Measure K flyer

Serving as a San Bernardino County supervisor is a huge job. At 20,105 square miles, it is the largest county in the United States, although some boroughs in Alaska are larger. With more than 2 million residents, it is the fifth most populous county in California and the 14th most populous in the nation.

Being a member of the Board of Supervisors is not a part-time job.

Measure K, an initiative placed on the ballot by petitions signed by more than 70,000 county voters, would treat it as such.

Measure K would reduce the salary to $5,000 a month and limit supervisors to one four-year term.

Measure J would update the county charter, which hasn’t been amended since 1913. The measure proposes four major reforms:

• Closing a loophole in term limits by preventing incumbents who have served three four-year terms from moving to another district to extend their service.

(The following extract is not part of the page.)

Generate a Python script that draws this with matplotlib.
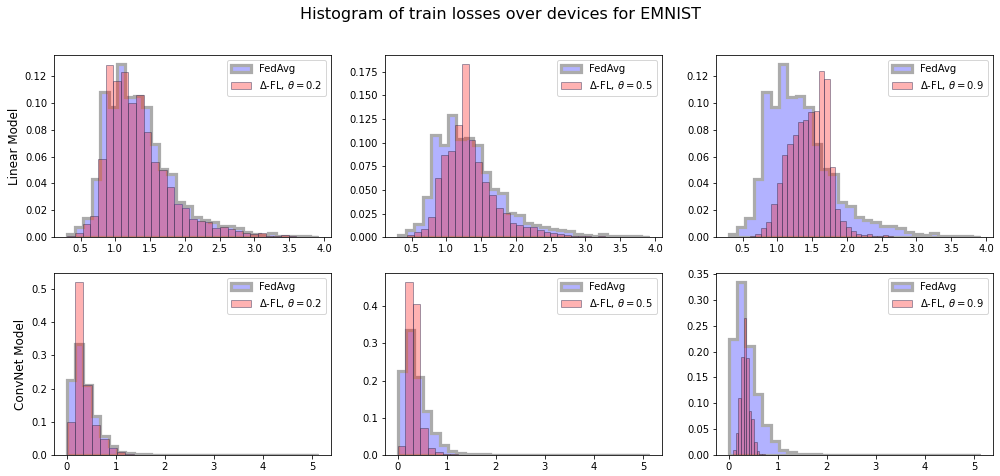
#!/usr/bin/env python3
"""Histograms of per-device train losses, FedAvg vs Delta-FL, for EMNIST."""
import numpy as np
import matplotlib
matplotlib.use("Agg")
import matplotlib.pyplot as plt

# bin ranges (30 bins each) and fraction of devices per bin
linear_fedavg_range = (0.30, 3.92)
linear_fedavg = [0.002, 0.0075, 0.014, 0.043, 0.108, 0.097, 0.129, 0.104, 0.105, 0.097,
                 0.069, 0.051, 0.047, 0.026, 0.023, 0.015, 0.013, 0.011, 0.0085, 0.008,
                 0.0065, 0.0035, 0.0025, 0.0013, 0.003, 0.001, 0.001, 0.0008, 0.0008, 0.0003]

linear_dfl_02_range = (0.313, 3.601)
linear_dfl_02 = [0.001, 0.003, 0.010, 0.016, 0.058, 0.128, 0.116, 0.123, 0.100, 0.106,
                 0.078, 0.056, 0.050, 0.037, 0.025, 0.0215, 0.0135, 0.012, 0.011, 0.007,
                 0.0075, 0.006, 0.0045, 0.003, 0.002, 0.003, 0.001, 0.001, 0.0015, 0.001]

linear_dfl_05_range = (0.439, 3.379)
linear_dfl_05 = [0.002, 0.005, 0.0085, 0.021, 0.0627, 0.0868, 0.0917, 0.119, 0.1834, 0.103,
                 0.079, 0.0588, 0.0446, 0.0305, 0.026, 0.0145, 0.0124, 0.011, 0.0103, 0.008,
                 0.005, 0.0046, 0.003, 0.002, 0.0015, 0.001, 0.001, 0.0005, 0.0015, 0.0005]

linear_dfl_09_range = (0.61, 2.895)
linear_dfl_09 = [0.001, 0.0025, 0.0065, 0.0115, 0.025, 0.040, 0.061, 0.069, 0.076, 0.0855,
                 0.087, 0.093, 0.094, 0.124, 0.118, 0.052, 0.021, 0.012, 0.0077, 0.0047,
                 0.0022, 0.0015, 0.0022, 0.001, 0.0008, 0.0015, 0.0008, 0.0003, 0.0003, 0.0003]

conv_fedavg_range = (0.0, 5.13)
conv_fedavg = [0.225, 0.335, 0.210, 0.118, 0.058, 0.028, 0.010, 0.006, 0.003, 0.002,
               0.0015, 0.001, 0.0006, 0.0004, 0.0003, 0.0002, 0.0002, 0.0001, 0.0001, 0.0001,
               0.0001, 0.0001, 0.0001, 0.0, 0.0001, 0.0, 0.0, 0.0001, 0.0, 0.0001]

conv_dfl_02_range = (0.0, 5.13)
conv_dfl_02 = [0.099, 0.522, 0.210, 0.090, 0.047, 0.020, 0.009, 0.002, 0.001, 0.0,
               0.0, 0.0, 0.0, 0.0, 0.0, 0.0, 0.0, 0.0, 0.0, 0.0,
               0.0, 0.0, 0.0, 0.0, 0.0, 0.0, 0.0, 0.0, 0.0, 0.0001]

conv_dfl_05_range = (0.0, 4.59)
conv_dfl_05 = [0.024, 0.465, 0.405, 0.072, 0.020, 0.007, 0.003, 0.0015, 0.001, 0.0005,
               0.0003, 0.0002, 0.0, 0.0, 0.0, 0.0, 0.0, 0.0, 0.0, 0.0,
               0.0, 0.0, 0.0, 0.0, 0.0, 0.0, 0.0, 0.0, 0.0, 0.0002]

conv_dfl_09_range = (0.088, 1.708)
conv_dfl_09 = [0.010, 0.043, 0.111, 0.190, 0.265, 0.188, 0.085, 0.070, 0.025, 0.008,
               0.003, 0.002, 0.0, 0.0, 0.0, 0.0, 0.0, 0.0, 0.0, 0.0,
               0.0, 0.0, 0.0, 0.0, 0.0, 0.0, 0.0, 0.0, 0.0, 0.0002]

thetas = [0.2, 0.5, 0.9]
row_labels = ["Linear Model", "ConvNet Model"]
fedavg_rows = [(linear_fedavg_range, linear_fedavg), (conv_fedavg_range, conv_fedavg)]
dfl_rows = [
    [(linear_dfl_02_range, linear_dfl_02), (linear_dfl_05_range, linear_dfl_05),
     (linear_dfl_09_range, linear_dfl_09)],
    [(conv_dfl_02_range, conv_dfl_02), (conv_dfl_05_range, conv_dfl_05),
     (conv_dfl_09_range, conv_dfl_09)],
]


def draw_hist(ax, rng, heights, **kw):
    edges = np.linspace(rng[0], rng[1], len(heights) + 1)
    ax.hist(edges[:-1], bins=edges, weights=heights, **kw)


fig, axes = plt.subplots(2, 3, figsize=(1000 / 72, 476 / 72), dpi=72)
fig.subplots_adjust(left=0.054, right=0.993, top=0.884, bottom=0.044,
                    wspace=0.195, hspace=0.198)

for r in range(2):
    for c in range(3):
        ax = axes[r, c]
        rng, h = fedavg_rows[r]
        draw_hist(ax, rng, h, histtype="stepfilled", facecolor=(0, 0, 1, 0.3),
                  edgecolor="#ababab", linewidth=3.2, label="FedAvg")
        rng, h = dfl_rows[r][c]
        draw_hist(ax, rng, h, histtype="bar", facecolor=(1, 0, 0, 0.3),
                  edgecolor=(0.2, 0.2, 0.35, 0.45), linewidth=1, rwidth=1.0,
                  label=r"$\Delta$-FL, $\theta = %.1f$" % thetas[c])
        ax.legend(loc="upper right", fontsize=10)
        if c == 0:
            ax.set_ylabel(row_labels[r], fontsize=12)

fig.suptitle("Histogram of train losses over devices for EMNIST", fontsize=16, y=0.985)
fig.savefig("out.png", dpi=72)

• Ensuring transparency on lobbyists trying to influence supervisors and other county officials.

• Making the redistricting of supervisors more transparent.

• And ensuring that “leadership is working full-time for the people, especially during emergencies like global pandemics, massive fire storms and other crises that require quick and effective responses.”

Measure J would also change the salary formula for supervisors by tying them to the annual salaries approved by the state for Superior Court judges, which is now $178,473, approximately what supervisors are paid now. Third District Supervisor Dawn Rowe’s base salary in 2019 was $176,326.

Currently, salaries are based on the average of salaries of supervisors in Orange, Riverside and San Diego counties.

That makes sense. Measure K does not. We urge Redlands voters to support Measure J and reject Measure K.